▶ **WHAT TO DO**:
Reproduce all of the material word for word.

▶ **RECORDED INFORMATION**:
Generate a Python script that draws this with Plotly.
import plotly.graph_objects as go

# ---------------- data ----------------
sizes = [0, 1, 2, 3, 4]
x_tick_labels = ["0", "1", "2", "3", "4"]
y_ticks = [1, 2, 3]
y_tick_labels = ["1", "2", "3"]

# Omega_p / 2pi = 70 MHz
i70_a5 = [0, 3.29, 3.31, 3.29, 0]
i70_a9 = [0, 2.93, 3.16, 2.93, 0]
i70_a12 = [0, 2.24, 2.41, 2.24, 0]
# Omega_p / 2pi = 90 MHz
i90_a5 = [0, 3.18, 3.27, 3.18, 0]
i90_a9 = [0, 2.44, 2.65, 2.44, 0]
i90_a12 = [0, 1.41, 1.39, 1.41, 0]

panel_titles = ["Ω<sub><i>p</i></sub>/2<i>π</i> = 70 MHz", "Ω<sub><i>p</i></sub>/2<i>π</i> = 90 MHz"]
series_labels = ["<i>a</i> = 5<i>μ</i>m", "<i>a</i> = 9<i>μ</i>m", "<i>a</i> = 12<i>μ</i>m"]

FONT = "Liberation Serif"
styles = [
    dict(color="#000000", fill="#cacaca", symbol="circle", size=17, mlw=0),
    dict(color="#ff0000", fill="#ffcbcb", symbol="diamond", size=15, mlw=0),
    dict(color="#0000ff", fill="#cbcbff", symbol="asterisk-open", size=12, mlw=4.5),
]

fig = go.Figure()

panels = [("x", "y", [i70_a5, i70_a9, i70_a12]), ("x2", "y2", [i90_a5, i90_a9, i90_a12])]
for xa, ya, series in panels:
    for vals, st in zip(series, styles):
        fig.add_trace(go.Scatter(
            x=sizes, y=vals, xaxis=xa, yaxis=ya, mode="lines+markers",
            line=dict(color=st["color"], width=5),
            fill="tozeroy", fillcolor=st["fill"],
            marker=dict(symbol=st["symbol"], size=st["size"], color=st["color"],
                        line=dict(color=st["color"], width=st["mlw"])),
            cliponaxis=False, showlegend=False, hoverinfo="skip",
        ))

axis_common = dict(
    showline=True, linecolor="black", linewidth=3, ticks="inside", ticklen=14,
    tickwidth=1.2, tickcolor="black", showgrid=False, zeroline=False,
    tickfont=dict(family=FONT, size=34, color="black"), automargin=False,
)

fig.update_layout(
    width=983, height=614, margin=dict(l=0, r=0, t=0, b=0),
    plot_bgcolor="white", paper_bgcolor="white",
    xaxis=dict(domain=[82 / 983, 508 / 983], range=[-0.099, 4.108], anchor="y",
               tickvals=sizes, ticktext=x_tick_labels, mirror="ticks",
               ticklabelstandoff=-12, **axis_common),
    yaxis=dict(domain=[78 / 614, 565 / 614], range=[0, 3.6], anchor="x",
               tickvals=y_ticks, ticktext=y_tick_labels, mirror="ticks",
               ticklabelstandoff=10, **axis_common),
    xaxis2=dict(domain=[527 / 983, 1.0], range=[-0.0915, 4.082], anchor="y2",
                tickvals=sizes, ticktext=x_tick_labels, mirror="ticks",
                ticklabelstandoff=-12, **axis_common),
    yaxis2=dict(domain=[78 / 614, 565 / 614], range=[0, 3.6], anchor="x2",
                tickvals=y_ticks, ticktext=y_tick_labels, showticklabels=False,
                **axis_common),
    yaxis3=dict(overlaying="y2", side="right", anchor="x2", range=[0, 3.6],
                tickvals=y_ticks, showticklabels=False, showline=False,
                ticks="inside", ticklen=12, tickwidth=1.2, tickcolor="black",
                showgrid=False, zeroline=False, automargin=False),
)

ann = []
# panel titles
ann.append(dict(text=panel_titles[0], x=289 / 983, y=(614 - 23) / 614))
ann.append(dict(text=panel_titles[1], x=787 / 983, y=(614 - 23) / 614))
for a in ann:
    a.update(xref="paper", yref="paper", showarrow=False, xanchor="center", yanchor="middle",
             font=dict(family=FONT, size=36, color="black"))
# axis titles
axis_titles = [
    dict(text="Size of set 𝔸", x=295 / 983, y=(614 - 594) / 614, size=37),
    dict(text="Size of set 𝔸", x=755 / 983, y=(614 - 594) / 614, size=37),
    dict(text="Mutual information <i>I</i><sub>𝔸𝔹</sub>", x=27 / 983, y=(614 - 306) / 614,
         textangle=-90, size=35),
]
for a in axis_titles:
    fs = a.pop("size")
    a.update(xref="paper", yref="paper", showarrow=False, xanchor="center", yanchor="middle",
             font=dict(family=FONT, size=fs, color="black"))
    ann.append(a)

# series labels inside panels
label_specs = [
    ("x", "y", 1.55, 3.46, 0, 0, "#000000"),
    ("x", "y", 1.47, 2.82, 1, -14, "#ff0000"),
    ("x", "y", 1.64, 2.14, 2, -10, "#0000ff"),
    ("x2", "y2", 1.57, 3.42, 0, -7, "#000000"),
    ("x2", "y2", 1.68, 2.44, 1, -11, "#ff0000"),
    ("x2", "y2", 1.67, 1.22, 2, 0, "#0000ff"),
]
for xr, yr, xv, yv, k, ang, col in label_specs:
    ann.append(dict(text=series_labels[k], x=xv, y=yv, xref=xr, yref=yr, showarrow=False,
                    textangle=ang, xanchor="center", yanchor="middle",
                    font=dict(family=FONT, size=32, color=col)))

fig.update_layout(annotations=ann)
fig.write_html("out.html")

▶ **SOLUTION BELOW**:
Generate a Python script that draws this with Plotly.
import plotly.graph_objects as go

# ---------------- data ----------------
sizes = [0, 1, 2, 3, 4]
x_tick_labels = ["0", "1", "2", "3", "4"]
y_ticks = [1, 2, 3]
y_tick_labels = ["1", "2", "3"]

# Omega_p / 2pi = 70 MHz
i70_a5 = [0, 3.29, 3.31, 3.29, 0]
i70_a9 = [0, 2.93, 3.16, 2.93, 0]
i70_a12 = [0, 2.24, 2.41, 2.24, 0]
# Omega_p / 2pi = 90 MHz
i90_a5 = [0, 3.18, 3.27, 3.18, 0]
i90_a9 = [0, 2.44, 2.65, 2.44, 0]
i90_a12 = [0, 1.41, 1.39, 1.41, 0]

panel_titles = ["Ω<sub><i>p</i></sub>/2<i>π</i> = 70 MHz", "Ω<sub><i>p</i></sub>/2<i>π</i> = 90 MHz"]
series_labels = ["<i>a</i> = 5<i>μ</i>m", "<i>a</i> = 9<i>μ</i>m", "<i>a</i> = 12<i>μ</i>m"]

FONT = "Liberation Serif"
styles = [
    dict(color="#000000", fill="#cacaca", symbol="circle", size=17, mlw=0),
    dict(color="#ff0000", fill="#ffcbcb", symbol="diamond", size=15, mlw=0),
    dict(color="#0000ff", fill="#cbcbff", symbol="asterisk-open", size=12, mlw=4.5),
]

fig = go.Figure()

panels = [("x", "y", [i70_a5, i70_a9, i70_a12]), ("x2", "y2", [i90_a5, i90_a9, i90_a12])]
for xa, ya, series in panels:
    for vals, st in zip(series, styles):
        fig.add_trace(go.Scatter(
            x=sizes, y=vals, xaxis=xa, yaxis=ya, mode="lines+markers",
            line=dict(color=st["color"], width=5),
            fill="tozeroy", fillcolor=st["fill"],
            marker=dict(symbol=st["symbol"], size=st["size"], color=st["color"],
                        line=dict(color=st["color"], width=st["mlw"])),
            cliponaxis=False, showlegend=False, hoverinfo="skip",
        ))

axis_common = dict(
    showline=True, linecolor="black", linewidth=3, ticks="inside", ticklen=14,
    tickwidth=1.2, tickcolor="black", showgrid=False, zeroline=False,
    tickfont=dict(family=FONT, size=34, color="black"), automargin=False,
)

fig.update_layout(
    width=983, height=614, margin=dict(l=0, r=0, t=0, b=0),
    plot_bgcolor="white", paper_bgcolor="white",
    xaxis=dict(domain=[82 / 983, 508 / 983], range=[-0.099, 4.108], anchor="y",
               tickvals=sizes, ticktext=x_tick_labels, mirror="ticks",
               ticklabelstandoff=-12, **axis_common),
    yaxis=dict(domain=[78 / 614, 565 / 614], range=[0, 3.6], anchor="x",
               tickvals=y_ticks, ticktext=y_tick_labels, mirror="ticks",
               ticklabelstandoff=10, **axis_common),
    xaxis2=dict(domain=[527 / 983, 1.0], range=[-0.0915, 4.082], anchor="y2",
                tickvals=sizes, ticktext=x_tick_labels, mirror="ticks",
                ticklabelstandoff=-12, **axis_common),
    yaxis2=dict(domain=[78 / 614, 565 / 614], range=[0, 3.6], anchor="x2",
                tickvals=y_ticks, ticktext=y_tick_labels, showticklabels=False,
                **axis_common),
    yaxis3=dict(overlaying="y2", side="right", anchor="x2", range=[0, 3.6],
                tickvals=y_ticks, showticklabels=False, showline=False,
                ticks="inside", ticklen=12, tickwidth=1.2, tickcolor="black",
                showgrid=False, zeroline=False, automargin=False),
)

ann = []
# panel titles
ann.append(dict(text=panel_titles[0], x=289 / 983, y=(614 - 23) / 614))
ann.append(dict(text=panel_titles[1], x=787 / 983, y=(614 - 23) / 614))
for a in ann:
    a.update(xref="paper", yref="paper", showarrow=False, xanchor="center", yanchor="middle",
             font=dict(family=FONT, size=36, color="black"))
# axis titles
axis_titles = [
    dict(text="Size of set 𝔸", x=295 / 983, y=(614 - 594) / 614, size=37),
    dict(text="Size of set 𝔸", x=755 / 983, y=(614 - 594) / 614, size=37),
    dict(text="Mutual information <i>I</i><sub>𝔸𝔹</sub>", x=27 / 983, y=(614 - 306) / 614,
         textangle=-90, size=35),
]
for a in axis_titles:
    fs = a.pop("size")
    a.update(xref="paper", yref="paper", showarrow=False, xanchor="center", yanchor="middle",
             font=dict(family=FONT, size=fs, color="black"))
    ann.append(a)

# series labels inside panels
label_specs = [
    ("x", "y", 1.55, 3.46, 0, 0, "#000000"),
    ("x", "y", 1.47, 2.82, 1, -14, "#ff0000"),
    ("x", "y", 1.64, 2.14, 2, -10, "#0000ff"),
    ("x2", "y2", 1.57, 3.42, 0, -7, "#000000"),
    ("x2", "y2", 1.68, 2.44, 1, -11, "#ff0000"),
    ("x2", "y2", 1.67, 1.22, 2, 0, "#0000ff"),
]
for xr, yr, xv, yv, k, ang, col in label_specs:
    ann.append(dict(text=series_labels[k], x=xv, y=yv, xref=xr, yref=yr, showarrow=False,
                    textangle=ang, xanchor="center", yanchor="middle",
                    font=dict(family=FONT, size=32, color=col)))

fig.update_layout(annotations=ann)
fig.write_html("out.html")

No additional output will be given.